Discovered over 2,000 years ago, kombucha culture has been used for generations in the Eastern world to produce a medicinal tea like beverage. Although there are many anecdotal accounts of kombucha health properties, medical investigations are still being undertaken to prove the medicinal properties of kombucha. However, many users believe that this wonderful beverage keeps them healthy and away from illness. Users have often reported increased energy levels and improved immune systems. Regular kombucha tea drinkers claiming they no longer suffer from ill health.

Kombucha culture is used in a simple fermenting process that is often undertaken in a home environment. The culture, or mushroom as it is often referred, is simply added to a mixture of tea and sugar. The fusion of tea, sugar and culture is left in a warm place to undergo a natural fermentation process. The thick mushroom like substance is often referred to as kombucha scoby. Scoby is an acronym for Symbiotic Colony of Bacteria and Yeast. It is this combination of healthy bacteria and yeast that yields the health benefits of the tea.

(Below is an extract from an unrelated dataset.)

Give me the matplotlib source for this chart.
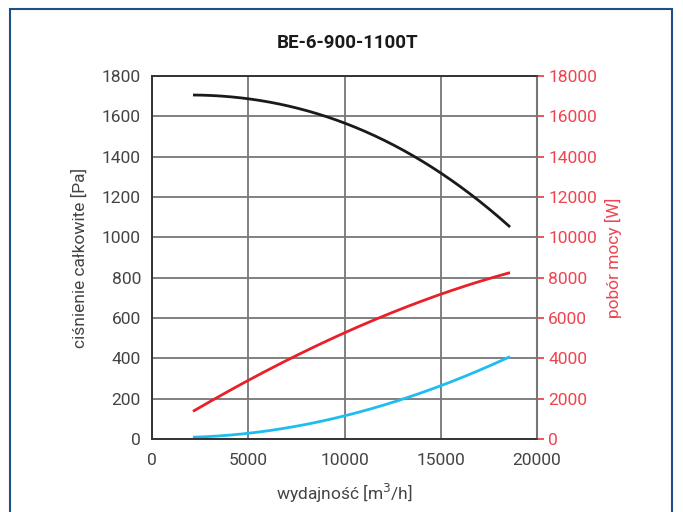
import matplotlib
matplotlib.use("Agg")
import matplotlib.pyplot as plt
from matplotlib.patches import Rectangle
import numpy as np

flow = [2130, 5000, 7500, 10000, 12500, 15000, 17500, 18600]
pressure = [1706, 1686, 1641, 1572, 1458, 1309, 1160, 1041]
power = [1388, 2876, 4116, 5306, 6298, 7190, 7835, 8330]
dyn_pressure = [8, 30, 64, 114, 178, 268, 362, 407]

title = "BE-6-900-1100T"
xlabel = "wydajność [m$^3$/h]"
ylabel_left = "ciśnienie całkowite [Pa]"
ylabel_right = "pobór mocy [W]"

FONT = ["Roboto", "DejaVu Sans"]
plt.rcParams["font.family"] = FONT

def smooth(x, y, n=200):
    x = np.asarray(x, float); y = np.asarray(y, float)
    c = np.polyfit(x, y, 3)
    xs = np.linspace(x[0], x[-1], n)
    return xs, np.polyval(c, xs)

fig = plt.figure(figsize=(6.83, 5.12), dpi=100)
W, H = 683, 512
ax = fig.add_axes([152 / W, 1 - 439 / H, (537 - 152) / W, (439 - 76) / H])
ax2 = ax.twinx()

gray = "#767676"
tickc = "#444444"
red = "#e8202a"
redtxt = "#ee4450"

ax.set_xlim(0, 20000)
ax.set_ylim(0, 1800)
ax2.set_ylim(0, 18000)
ax.set_xticks(np.arange(0, 20001, 5000))
ax.set_yticks(np.arange(0, 1801, 200))
ax2.set_yticks(np.arange(0, 18001, 2000))
ax.grid(True, color=gray, linewidth=1.3)
ax.set_axisbelow(True)

xs, ys = smooth(flow, pressure)
ax.plot(xs, ys, color="#1a1a1a", linewidth=2.0, solid_capstyle="butt")
xs, ys = smooth(flow, dyn_pressure)
ax.plot(xs, ys, color="#1ebdf0", linewidth=2.0, solid_capstyle="butt")
xs, ys = smooth(flow, power)
ax2.plot(xs, ys, color=red, linewidth=2.0, solid_capstyle="butt")

for a in (ax, ax2):
    for s in a.spines.values():
        s.set_color("#333333")
        s.set_linewidth(1.2)
ax2.spines["right"].set_color(gray)
ax2.spines["right"].set_linewidth(1.5)

ax.tick_params(axis="both", length=0, labelsize=12.5, colors=tickc, pad=8)
ax.tick_params(axis="x", pad=10)
ax2.tick_params(axis="y", length=5, width=1.3, color=redtxt, labelcolor=redtxt,
                labelsize=12.5, pad=3)

ax.set_xlabel(xlabel, fontsize=12.5, color=tickc, labelpad=10)
ax.set_ylabel(ylabel_left, fontsize=12.5, color=tickc, labelpad=10)
ax2.set_ylabel(ylabel_right, fontsize=12.5, color=redtxt, labelpad=6)
fig.text(348 / W, 1 - 43 / H, title, ha="center", va="center", fontsize=13.5,
         fontweight="bold", color="#1a1a1a")

fig.patches.append(Rectangle((9.5 / W, -0.05), (672 - 9.5) / W, 1.05 - 8.5 / H,
                             transform=fig.transFigure, fill=False,
                             edgecolor="#1f4f8a", linewidth=1.5))

fig.savefig("out.png", dpi=100)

The kombucha scoby forms a thick cloudy layer on top of the tea. It is this mixture of bacteria and yeast that causes the beneficial chemical reaction to occur. After the chemical reaction is complete, the underlying liquid is drained from underneath the scoby. It is this liquid that contains all the beneficial nutrients of the kombucha. Rather than directly discard the scoby layer, it can then be split and reused to create a never ending supply of culture for making kombucha tea. Often fermenting yeast and bacteria will create an alcoholic beverage. However, Kombucha Scoby creates a fermented beverage with less than 1% alcoholic content. It is the mixture of acids that the fermenting process creates that are most beneficial to the health and well being of the drinker.

Because of the mixture of yeast and bacteria, Kombucha Scoby is a living and breathing organism that should be carefully cared for. If brewing kombucha tea at home you should maintain the highest levels of cleanliness so as not to contaminate the culture. If left unprotected, the culture is prone to quickly developing a covering of mould. If your culture shows any signs of mould it is best to discard the culture and start from scratch.